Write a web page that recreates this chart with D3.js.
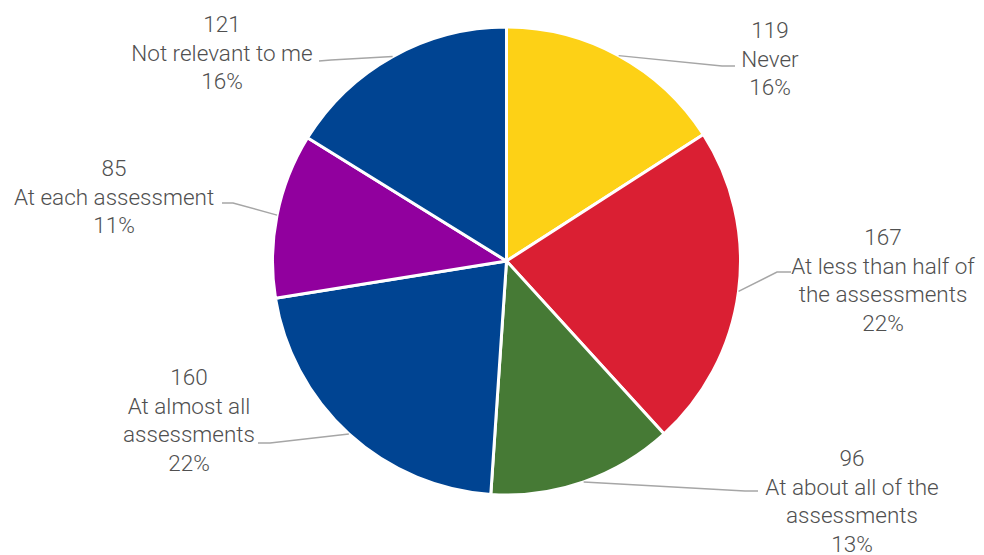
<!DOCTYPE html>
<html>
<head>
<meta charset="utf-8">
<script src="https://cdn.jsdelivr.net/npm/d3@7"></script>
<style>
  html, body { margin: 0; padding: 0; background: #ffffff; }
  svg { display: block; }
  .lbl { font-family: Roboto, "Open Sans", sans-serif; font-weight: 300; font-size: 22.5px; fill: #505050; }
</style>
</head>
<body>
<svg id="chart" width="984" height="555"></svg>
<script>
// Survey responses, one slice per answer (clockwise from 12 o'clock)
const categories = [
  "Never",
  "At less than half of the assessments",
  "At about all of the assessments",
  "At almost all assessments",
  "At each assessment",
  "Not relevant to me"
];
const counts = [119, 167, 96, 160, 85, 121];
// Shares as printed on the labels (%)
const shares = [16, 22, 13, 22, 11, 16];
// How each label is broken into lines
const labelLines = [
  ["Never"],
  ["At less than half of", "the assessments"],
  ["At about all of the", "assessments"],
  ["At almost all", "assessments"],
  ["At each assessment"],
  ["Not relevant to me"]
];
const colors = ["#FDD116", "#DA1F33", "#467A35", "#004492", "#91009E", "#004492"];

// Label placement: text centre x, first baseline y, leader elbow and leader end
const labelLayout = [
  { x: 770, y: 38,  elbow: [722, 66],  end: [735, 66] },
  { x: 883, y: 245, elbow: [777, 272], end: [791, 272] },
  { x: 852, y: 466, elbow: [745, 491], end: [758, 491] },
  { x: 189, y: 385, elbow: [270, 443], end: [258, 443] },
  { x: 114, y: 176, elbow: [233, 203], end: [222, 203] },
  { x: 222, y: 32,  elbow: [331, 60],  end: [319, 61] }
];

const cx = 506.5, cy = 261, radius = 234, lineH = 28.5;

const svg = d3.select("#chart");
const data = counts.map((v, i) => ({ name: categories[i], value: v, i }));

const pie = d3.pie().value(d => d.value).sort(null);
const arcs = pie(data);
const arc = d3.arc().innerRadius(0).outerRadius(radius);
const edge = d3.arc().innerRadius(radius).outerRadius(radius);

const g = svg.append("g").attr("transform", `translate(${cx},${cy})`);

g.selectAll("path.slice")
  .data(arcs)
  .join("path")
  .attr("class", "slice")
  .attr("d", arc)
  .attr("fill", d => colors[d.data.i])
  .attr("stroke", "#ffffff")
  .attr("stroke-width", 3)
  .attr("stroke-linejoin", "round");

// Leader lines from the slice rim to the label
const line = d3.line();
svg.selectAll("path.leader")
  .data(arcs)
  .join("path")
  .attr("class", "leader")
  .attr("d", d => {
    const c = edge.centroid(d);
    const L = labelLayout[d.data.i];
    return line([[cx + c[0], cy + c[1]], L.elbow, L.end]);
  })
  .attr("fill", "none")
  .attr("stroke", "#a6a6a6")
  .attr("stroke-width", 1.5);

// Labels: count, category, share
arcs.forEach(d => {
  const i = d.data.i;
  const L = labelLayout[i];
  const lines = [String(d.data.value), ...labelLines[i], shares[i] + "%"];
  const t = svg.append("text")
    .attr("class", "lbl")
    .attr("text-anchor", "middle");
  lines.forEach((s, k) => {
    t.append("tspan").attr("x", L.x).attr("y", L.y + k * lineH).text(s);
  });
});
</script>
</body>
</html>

====

- Aim -
Copy whichever lines in the listing above contain the word "chart".

- Result of the task -
Write a web page that recreates this chart with D3.js.
<svg id="chart" width="984" height="555"></svg>
const svg = d3.select("#chart");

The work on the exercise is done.